Ira Parker: It’s true. I always thought that my first show coming out of grad school would be a comedy. And then I got on to Rogue, which is maybe the least comedic series in the history of the world. All of a sudden, this drama thing started taking off. Then I got a call from Serendipity Point Films, saying CBC loved the show and we were going to make a first season. I was like, ‘Cool, I guess we’re going back to this.’ I wrote the pilot script for Four in the Morning, like, four or five years ago. I wrote that in grad school and it was great to sit down and dig back into that world.

It must have been interesting to go back and revisit those days, days when your mindset was in a very different place.
It was different. I think, certainly, having some space away from it gave me some perspective and informed the writing going forward. But I had a season mapped out in my mind a long time ago. I knew I was in good hands with the producers, who were on board with this odd little feature. Writing on The Last Ship is very navy intensive and requires a lot of reading and research; with Four in the Morning I get to just sit down and write what naturally comes out of me.

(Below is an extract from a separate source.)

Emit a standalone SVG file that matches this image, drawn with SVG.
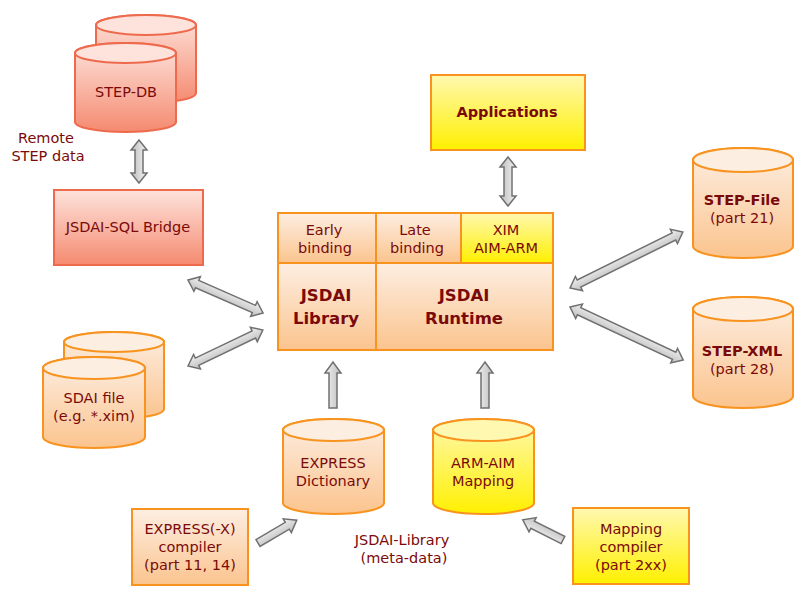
<svg xmlns="http://www.w3.org/2000/svg" width="810" height="598" viewBox="0 0 810 598">
<defs>
<linearGradient id="gOr" x1="0" y1="0" x2="0" y2="1"><stop offset="0" stop-color="#fdeee2"/><stop offset="1" stop-color="#fbc48e"/></linearGradient>
<linearGradient id="gRed" x1="0" y1="0" x2="0" y2="1"><stop offset="0" stop-color="#fde3dc"/><stop offset="1" stop-color="#f58a70"/></linearGradient>
<linearGradient id="gYel" x1="0" y1="0" x2="0" y2="1"><stop offset="0" stop-color="#fff8b0"/><stop offset="1" stop-color="#fff000"/></linearGradient>
<linearGradient id="gGray" x1="0" y1="0" x2="0" y2="1"><stop offset="0" stop-color="#f2f2f2"/><stop offset="1" stop-color="#bdbdbd"/></linearGradient>
<style>
.or{fill:url(#gOr);stroke:#f7931e;stroke-width:2}
.red{fill:url(#gRed);stroke:#ee6a4d;stroke-width:2}
.yel{fill:url(#gYel);stroke:#f7931e;stroke-width:2}
.topOr{fill:#fdeee2;stroke:#f7931e;stroke-width:2}
.topRed{fill:#fde3dc;stroke:#ee6a4d;stroke-width:2}
.topYel{fill:#fff8b0;stroke:#f7931e;stroke-width:2}
text{font-family:"DejaVu Sans","Verdana",sans-serif;font-size:14.5px;fill:#7a0a0a;text-anchor:middle}
.b{font-weight:bold}
.big{font-weight:bold;font-size:16.5px}
.arr{fill:url(#gGray);stroke:#707070;stroke-width:1.5;stroke-linejoin:miter}
</style>
</defs>

<g id="step-db">
<path class="red" d="M96,25 A50,10 0 0 1 196,25 L196,93 A50,10 0 0 1 96,93 Z"/>
<ellipse class="topRed" cx="146" cy="25" rx="50" ry="10"/>
<path class="red" d="M75,53 A50.5,10 0 0 1 176,53 L176,122 A50.5,10 0 0 1 75,122 Z"/>
<ellipse class="topRed" cx="125.5" cy="53" rx="50.5" ry="10"/>
<text x="126" y="97">STEP-DB</text>
</g>

<g id="remote-label">
<text x="46" y="143">Remote</text>
<text x="48" y="161">STEP data</text>
</g>

<g id="sql-bridge">
<rect class="red" x="54" y="190" width="149" height="75"/>
<text x="128" y="232">JSDAI-SQL Bridge</text>
</g>

<g id="applications">
<rect class="yel" x="431" y="75" width="154" height="75"/>
<text class="b" x="507" y="117">Applications</text>
</g>

<g id="jsdai-main">
<rect class="or" x="278" y="213" width="275" height="137"/>
<rect class="or" x="278" y="213" width="98" height="50"/>
<rect class="or" x="376" y="213" width="85" height="50"/>
<rect class="yel" x="461" y="213" width="92" height="50"/>
<rect class="or" x="278" y="263" width="98" height="87"/>
<rect class="or" x="376" y="263" width="177" height="87"/>
<text x="324" y="235">Early</text>
<text x="325" y="253">binding</text>
<text x="415" y="235">Late</text>
<text x="417" y="253">binding</text>
<text x="506" y="235">XIM</text>
<text x="506" y="253">AIM-ARM</text>
<text class="big" x="326" y="301">JSDAI</text>
<text class="big" x="326" y="324">Library</text>
<text class="big" x="464" y="301">JSDAI</text>
<text class="big" x="464" y="324">Runtime</text>
</g>

<g id="step-file">
<path class="or" d="M693,160 A50,12 0 0 1 793,160 L793,246 A50,12 0 0 1 693,246 Z"/>
<ellipse class="topOr" cx="743" cy="160" rx="50" ry="12"/>
<text class="b" x="742" y="205">STEP-File</text>
<text x="742" y="223">(part 21)</text>
</g>

<g id="step-xml">
<path class="or" d="M693,309 A50,12 0 0 1 793,309 L793,396 A50,12 0 0 1 693,396 Z"/>
<ellipse class="topOr" cx="743" cy="309" rx="50" ry="12"/>
<text class="b" x="742" y="356">STEP-XML</text>
<text x="742" y="374">(part 28)</text>
</g>

<g id="sdai-file">
<path class="or" d="M64,342 A50,10 0 0 1 164,342 L164,409 A50,10 0 0 1 64,409 Z"/>
<ellipse class="topOr" cx="114" cy="342" rx="50" ry="10"/>
<path class="or" d="M43,368 A51,11 0 0 1 145,368 L145,437 A51,11 0 0 1 43,437 Z"/>
<ellipse class="topOr" cx="94" cy="368" rx="51" ry="11"/>
<text x="94" y="403">SDAI file</text>
<text x="94" y="421">(e.g. *.xim)</text>
</g>

<g id="express-dictionary">
<path class="or" d="M283,430 A50.5,11 0 0 1 384,430 L384,503 A50.5,11 0 0 1 283,503 Z"/>
<ellipse class="topOr" cx="333.5" cy="430" rx="50.5" ry="11"/>
<text x="333" y="468">EXPRESS</text>
<text x="333" y="486">Dictionary</text>
</g>

<g id="arm-aim-mapping">
<path class="yel" d="M433,430 A50.5,11 0 0 1 534,430 L534,503 A50.5,11 0 0 1 433,503 Z"/>
<ellipse class="topYel" cx="483.5" cy="430" rx="50.5" ry="11"/>
<text x="483" y="468">ARM-AIM</text>
<text x="483" y="486">Mapping</text>
</g>

<g id="express-compiler">
<rect class="or" x="132" y="509" width="116" height="76"/>
<text x="190" y="534">EXPRESS(-X)</text>
<text x="190" y="552">compiler</text>
<text x="190" y="570">(part 11, 14)</text>
</g>

<g id="meta-label">
<text x="402" y="545">JSDAI-Library</text>
<text x="404" y="563">(meta-data)</text>
</g>

<g id="mapping-compiler">
<rect class="yel" x="573" y="508" width="116" height="76"/>
<text x="631" y="534">Mapping</text>
<text x="631" y="552">compiler</text>
<text x="631" y="570">(part 2xx)</text>
</g>

<g id="connectors">
<path class="arr" transform="translate(139,140) rotate(90)" d="M0,0 L10,-8 L10,-4 L33,-4 L33,-8 L43,0 L33,8 L33,4 L10,4 L10,8 Z"/>
<path class="arr" transform="translate(508,157) rotate(90)" d="M0,0 L10,-8 L10,-4 L39,-4 L39,-8 L49,0 L39,8 L39,4 L10,4 L10,8 Z"/>
<path class="arr" transform="translate(570,288) rotate(-26.4)" d="M0,0 L10,-8 L10,-4 L116,-4 L116,-8 L126,0 L116,8 L116,4 L10,4 L10,8 Z"/>
<path class="arr" transform="translate(570,307) rotate(25.1)" d="M0,0 L10,-8 L10,-4 L115,-4 L115,-8 L125,0 L115,8 L115,4 L10,4 L10,8 Z"/>
<path class="arr" transform="translate(188,280) rotate(23.75)" d="M0,0 L10,-8 L10,-4 L72,-4 L72,-8 L82,0 L72,8 L72,4 L10,4 L10,8 Z"/>
<path class="arr" transform="translate(188,366) rotate(-25.6)" d="M0,0 L10,-8 L10,-4 L73,-4 L73,-8 L83,0 L73,8 L73,4 L10,4 L10,8 Z"/>
<path class="arr" transform="translate(333,408) rotate(-90)" d="M0,-4 L35,-4 L35,-8 L46,0 L35,8 L35,4 L0,4 Z"/>
<path class="arr" transform="translate(485,408) rotate(-90)" d="M0,-4 L35,-4 L35,-8 L46,0 L35,8 L35,4 L0,4 Z"/>
<path class="arr" transform="translate(258,543) rotate(-30.5)" d="M0,-4 L34,-4 L34,-8 L45,0 L34,8 L34,4 L0,4 Z"/>
<path class="arr" transform="translate(563,540) rotate(206.6)" d="M0,-4 L34,-4 L34,-8 L45,0 L34,8 L34,4 L0,4 Z"/>
</g>
</svg>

I’ve watched the first two episodes of the series and I really liked it. A friend of mine described it as Woody Allen-esque whereas I thought it presented very much like a play. Was that what you were going for?
It’s funny that you say that the first episode was like a play, because that was the goal of the pilot episode, to make it feel like a play. We started with 15 pages in the diner, and then a long walk and talk. Episode 2, to me at least, feels almost like our most standard episode, but we do have a long intro that is heavy on dialogue in the diner.

(l-r) Michelle Mylett, Mazin Elsadig, Daniel Maslany, Lola Tash

Were you in your 20s when you wrote the initial pilot?
I wrote this when I was in my mid-20s. In Episode 2, we talk about life and death, the existential crises that we all get into arguments about at that time of the morning. In Episode 1, we talk about jealousy and letting that fester until it comes out later on. Each episode is really about that rather than specific moments and things that happened to me over many, many long nights at four o’clock in the morning.

Let’s talk about the writing process. Did you do it all on your own and what were the challenges of bringing to life four very different voices?
Yes, I penned all the episodes on my own, but I also had Daniel Goldfarb—who is a playwright in New York City, worked on Rogue and is a dear friend of mine—who came in and we spent a week together. Once we got picked up, we were on this incredible timeline, so we spent a week together breaking the stories for the whole season. That was very, very helpful to me.

Delving into the characters … each one of them is based a little bit on me or friends I have. Putting it all together came out of moments and situations that we put them in.

What do you want viewers to come away with when they tune in to Four in the Morning?
Twenty-two minutes of entertainment. There’s nothing else that I’m going for here. Everything that needs to be said about people in the 20s has been said very well by a lot of TV shows. Creating something that is entertaining to people is the ultimate goal of this.

Four in the Morning airs Fridays at 9 p.m. on CBC.